■ **Data**

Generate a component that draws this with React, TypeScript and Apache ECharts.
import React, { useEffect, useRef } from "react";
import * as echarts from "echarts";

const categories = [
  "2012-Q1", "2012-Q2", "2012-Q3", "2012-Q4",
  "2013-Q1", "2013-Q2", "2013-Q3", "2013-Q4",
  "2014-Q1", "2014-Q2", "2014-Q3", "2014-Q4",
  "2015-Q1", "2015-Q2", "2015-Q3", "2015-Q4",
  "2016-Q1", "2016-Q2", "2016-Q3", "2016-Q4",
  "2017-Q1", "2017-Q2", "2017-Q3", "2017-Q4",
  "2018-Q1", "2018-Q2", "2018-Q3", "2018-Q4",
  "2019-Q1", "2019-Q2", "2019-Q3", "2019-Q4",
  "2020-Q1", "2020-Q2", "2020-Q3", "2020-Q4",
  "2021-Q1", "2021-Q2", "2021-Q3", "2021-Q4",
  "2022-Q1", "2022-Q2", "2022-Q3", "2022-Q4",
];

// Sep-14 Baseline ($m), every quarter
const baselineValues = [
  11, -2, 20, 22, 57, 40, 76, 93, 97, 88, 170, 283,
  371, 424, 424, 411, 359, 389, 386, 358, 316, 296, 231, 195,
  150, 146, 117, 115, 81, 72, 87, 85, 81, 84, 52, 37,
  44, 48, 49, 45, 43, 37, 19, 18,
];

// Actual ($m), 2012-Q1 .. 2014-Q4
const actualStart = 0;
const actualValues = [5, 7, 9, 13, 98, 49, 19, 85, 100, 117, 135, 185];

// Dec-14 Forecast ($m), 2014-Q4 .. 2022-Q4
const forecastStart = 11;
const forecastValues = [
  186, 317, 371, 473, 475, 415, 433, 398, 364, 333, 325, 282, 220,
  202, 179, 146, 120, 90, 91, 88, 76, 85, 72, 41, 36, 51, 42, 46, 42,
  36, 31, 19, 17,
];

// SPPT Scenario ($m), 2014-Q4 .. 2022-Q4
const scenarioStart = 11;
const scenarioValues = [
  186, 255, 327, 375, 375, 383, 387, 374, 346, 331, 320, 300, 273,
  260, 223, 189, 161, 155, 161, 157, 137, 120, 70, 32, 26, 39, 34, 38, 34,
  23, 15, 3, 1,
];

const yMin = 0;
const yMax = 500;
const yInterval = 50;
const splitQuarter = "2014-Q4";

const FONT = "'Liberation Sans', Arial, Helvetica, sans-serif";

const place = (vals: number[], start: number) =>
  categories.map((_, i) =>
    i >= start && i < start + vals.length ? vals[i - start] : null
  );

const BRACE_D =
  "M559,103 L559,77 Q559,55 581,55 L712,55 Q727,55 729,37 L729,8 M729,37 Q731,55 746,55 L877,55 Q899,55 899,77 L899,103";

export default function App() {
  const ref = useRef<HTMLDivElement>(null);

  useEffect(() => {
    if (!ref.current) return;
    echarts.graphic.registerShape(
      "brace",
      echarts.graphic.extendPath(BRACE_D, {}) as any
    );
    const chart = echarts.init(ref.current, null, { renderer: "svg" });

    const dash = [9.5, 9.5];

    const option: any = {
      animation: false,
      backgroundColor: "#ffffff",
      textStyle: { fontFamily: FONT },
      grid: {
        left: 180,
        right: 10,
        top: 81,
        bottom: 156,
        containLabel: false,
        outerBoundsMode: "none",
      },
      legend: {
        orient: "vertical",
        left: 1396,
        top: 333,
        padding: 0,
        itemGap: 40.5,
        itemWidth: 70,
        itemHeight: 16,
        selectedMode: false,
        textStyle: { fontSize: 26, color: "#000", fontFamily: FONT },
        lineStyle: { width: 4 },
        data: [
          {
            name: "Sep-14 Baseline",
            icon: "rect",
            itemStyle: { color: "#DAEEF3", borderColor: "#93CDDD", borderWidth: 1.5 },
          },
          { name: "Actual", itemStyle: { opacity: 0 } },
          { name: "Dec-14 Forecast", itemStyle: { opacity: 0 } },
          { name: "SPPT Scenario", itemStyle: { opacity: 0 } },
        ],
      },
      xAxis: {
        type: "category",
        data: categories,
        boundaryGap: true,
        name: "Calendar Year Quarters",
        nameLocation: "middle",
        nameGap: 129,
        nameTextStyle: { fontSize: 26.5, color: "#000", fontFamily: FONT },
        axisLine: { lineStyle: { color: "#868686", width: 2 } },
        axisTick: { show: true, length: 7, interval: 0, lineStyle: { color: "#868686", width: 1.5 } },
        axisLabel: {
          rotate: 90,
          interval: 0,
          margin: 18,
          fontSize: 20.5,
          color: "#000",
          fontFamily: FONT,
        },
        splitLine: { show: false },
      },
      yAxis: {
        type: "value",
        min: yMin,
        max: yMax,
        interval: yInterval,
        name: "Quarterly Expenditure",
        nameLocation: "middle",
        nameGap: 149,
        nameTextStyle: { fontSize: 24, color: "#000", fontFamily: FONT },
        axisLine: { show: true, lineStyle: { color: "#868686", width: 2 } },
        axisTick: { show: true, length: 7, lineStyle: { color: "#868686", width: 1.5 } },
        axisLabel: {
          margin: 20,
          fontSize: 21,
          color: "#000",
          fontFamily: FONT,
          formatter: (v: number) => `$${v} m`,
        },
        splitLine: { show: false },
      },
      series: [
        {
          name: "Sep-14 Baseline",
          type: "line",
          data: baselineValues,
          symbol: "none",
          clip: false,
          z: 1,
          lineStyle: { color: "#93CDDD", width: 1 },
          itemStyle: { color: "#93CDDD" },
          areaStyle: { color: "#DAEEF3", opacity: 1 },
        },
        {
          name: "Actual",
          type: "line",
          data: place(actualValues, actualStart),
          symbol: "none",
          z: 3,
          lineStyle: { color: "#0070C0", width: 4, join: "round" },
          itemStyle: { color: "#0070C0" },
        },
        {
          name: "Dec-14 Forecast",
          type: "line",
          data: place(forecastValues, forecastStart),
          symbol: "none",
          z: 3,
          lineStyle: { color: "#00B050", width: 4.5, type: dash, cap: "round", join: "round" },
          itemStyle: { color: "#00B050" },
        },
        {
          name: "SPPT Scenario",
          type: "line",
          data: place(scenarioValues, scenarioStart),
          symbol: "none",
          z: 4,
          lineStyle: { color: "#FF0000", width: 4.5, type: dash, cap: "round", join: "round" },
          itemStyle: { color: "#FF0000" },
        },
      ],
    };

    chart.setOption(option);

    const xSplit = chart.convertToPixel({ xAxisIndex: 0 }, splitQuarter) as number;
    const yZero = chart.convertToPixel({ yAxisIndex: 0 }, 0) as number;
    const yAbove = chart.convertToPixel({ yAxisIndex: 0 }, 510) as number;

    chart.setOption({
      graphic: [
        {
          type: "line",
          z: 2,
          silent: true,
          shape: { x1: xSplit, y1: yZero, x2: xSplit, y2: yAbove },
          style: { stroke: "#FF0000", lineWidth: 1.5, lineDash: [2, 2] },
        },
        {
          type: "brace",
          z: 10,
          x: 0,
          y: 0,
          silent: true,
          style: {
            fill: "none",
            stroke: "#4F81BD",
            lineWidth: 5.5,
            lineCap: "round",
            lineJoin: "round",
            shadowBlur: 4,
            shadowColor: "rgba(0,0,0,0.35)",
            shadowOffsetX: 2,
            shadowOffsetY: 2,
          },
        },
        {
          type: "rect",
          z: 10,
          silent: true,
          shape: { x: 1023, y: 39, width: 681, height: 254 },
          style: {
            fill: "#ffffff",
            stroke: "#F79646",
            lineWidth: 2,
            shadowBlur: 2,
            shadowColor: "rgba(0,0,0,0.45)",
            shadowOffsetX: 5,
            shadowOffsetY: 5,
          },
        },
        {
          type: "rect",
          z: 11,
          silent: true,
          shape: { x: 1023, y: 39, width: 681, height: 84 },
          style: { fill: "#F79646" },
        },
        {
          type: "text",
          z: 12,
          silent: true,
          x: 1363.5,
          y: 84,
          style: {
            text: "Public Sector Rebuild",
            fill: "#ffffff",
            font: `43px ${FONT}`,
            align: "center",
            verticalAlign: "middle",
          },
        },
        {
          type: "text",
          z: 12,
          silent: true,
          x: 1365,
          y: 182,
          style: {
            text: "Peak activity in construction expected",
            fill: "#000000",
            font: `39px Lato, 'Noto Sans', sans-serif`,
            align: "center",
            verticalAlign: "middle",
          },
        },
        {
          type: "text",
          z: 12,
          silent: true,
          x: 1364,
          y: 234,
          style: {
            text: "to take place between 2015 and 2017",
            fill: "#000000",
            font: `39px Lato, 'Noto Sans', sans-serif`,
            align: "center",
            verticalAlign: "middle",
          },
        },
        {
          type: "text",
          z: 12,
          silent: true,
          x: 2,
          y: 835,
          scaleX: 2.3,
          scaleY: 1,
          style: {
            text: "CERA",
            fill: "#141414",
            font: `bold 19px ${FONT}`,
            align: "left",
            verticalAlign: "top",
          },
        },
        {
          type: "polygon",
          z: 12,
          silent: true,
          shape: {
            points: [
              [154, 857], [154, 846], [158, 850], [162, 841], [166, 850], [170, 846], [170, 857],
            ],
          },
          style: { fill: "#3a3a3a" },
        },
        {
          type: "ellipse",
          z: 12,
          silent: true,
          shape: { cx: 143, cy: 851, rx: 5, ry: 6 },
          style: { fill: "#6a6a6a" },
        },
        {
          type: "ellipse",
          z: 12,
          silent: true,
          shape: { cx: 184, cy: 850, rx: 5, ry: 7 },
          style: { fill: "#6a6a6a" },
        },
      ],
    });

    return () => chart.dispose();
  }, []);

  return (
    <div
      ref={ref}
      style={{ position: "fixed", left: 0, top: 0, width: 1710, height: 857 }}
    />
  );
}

■ **Description of the task**
In the listing above, please print only the lines from the first one to the line where "import * as" appears, exactly as written, both of those lines included.

■ **Answer for this exercise**
Generate a component that draws this with React, TypeScript and Apache ECharts.
import React, { useEffect, useRef } from "react";
import * as echarts from "echarts";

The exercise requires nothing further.